The Mudcat Café TM
Thread #117438   Message #2548894
Posted By: Little Hawk
25-Jan-09 - 02:37 PM
Thread Name: BS: Atheists: No 'so help me God'
Subject: RE: BS: Atheists: No 'so help me God'
Rig, what the heck does Darwin have to do with it???? Seriously. Most of the people I know who say they believe in God also have no problem whatsoever believing in Darwin's Theory of Evolution. The two do not conflict.

And why would they? Belief in God does NOT require believing hysterically unlikely things like that the World was created 4,000 years ago or that Eve was made out of Adam's rib! Nor does it require having a literal belief in the Bible...or indeed, any belief at all in the Bible as a flawless and undeniable source of spiritual authority.

Strinsinger - Yes, your situation in the USA is unique in the entire western world as far as I know. I know of no other modern society in which atheists come under fire as they do in the USA, and in which politicians are afraid not to be seen publicly attending some church or mouthing their religious faith. It's astonishing, in fact, what goes on in the USA in this regard, and I realize that that is what probably lies behind the extreme reactiveness of some of you here toward anything "religious". It's understandable, in the context of what you are dealing with in the USA in the public sphere.

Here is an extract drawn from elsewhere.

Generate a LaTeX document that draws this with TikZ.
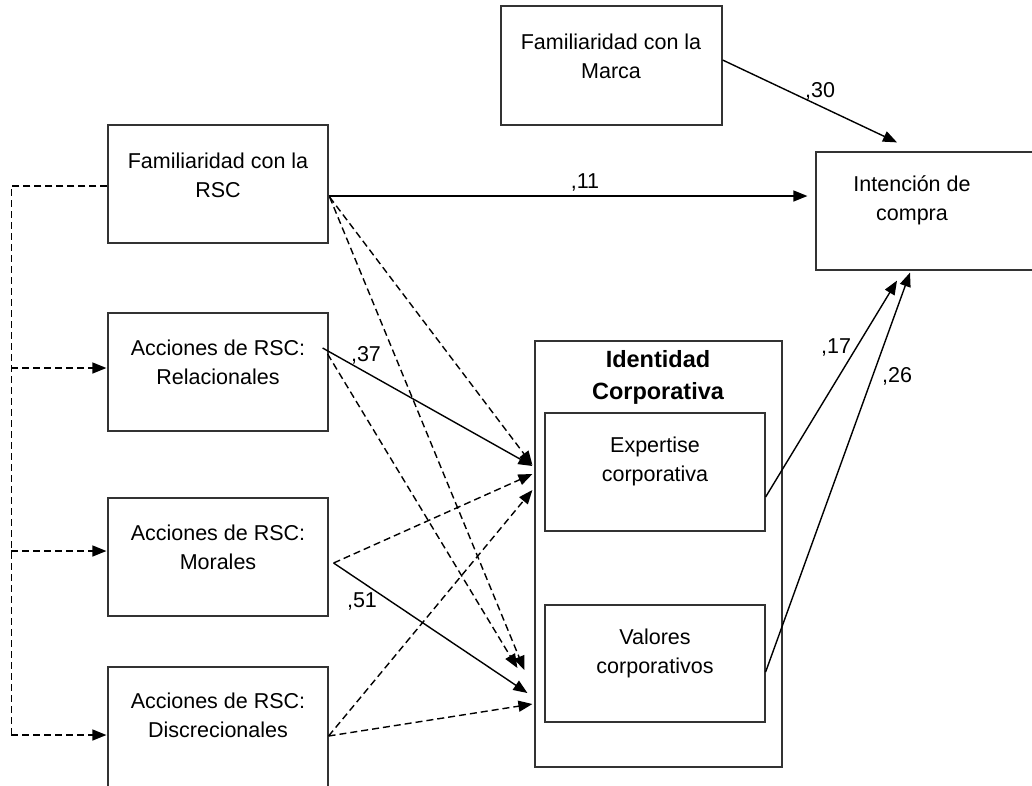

Ebbie - I'm not saying Patton wasn't a fine general. He was a superb battlefield general. He was, however, quite eager to give the Russians a licking at the first opportunity, and he was hoping to get a chance to do so ASAP when the European war was in its final days. He didn't like the Russians one bit. He envisioned re-employing surrendered German troops in the Allied forces to help fight the Russians...and certainly he would have found hundreds of thousands of German soldiers very willing to join in such an effort and push the Russians back east...but he was jumping the gun. The mood of the general public in Britain and America would not have welcomed a further terrible conflict in 1945. People wanted peace. They wanted an end to the whole thing. The soldiers wanted to go home after securing their hard-won victory over Germany and Japan.

I think Patton's main problem was this, Ebbie. He simply loved being at war. It was his reason for living, it was when he felt most alive and felt his personal destiny being fulfilled to his satisfaction. He was made to fight wars. Soldiers like that are often quite frustrated when their war ends, because they "don't have anything to do" anymore...

I think Patton was such a man, a pure warrior. Such types are few and far between, but they do exist.

On the other hand, I may be wrong... ;-) It's just my personal theory, based on what I've come across about George Patton.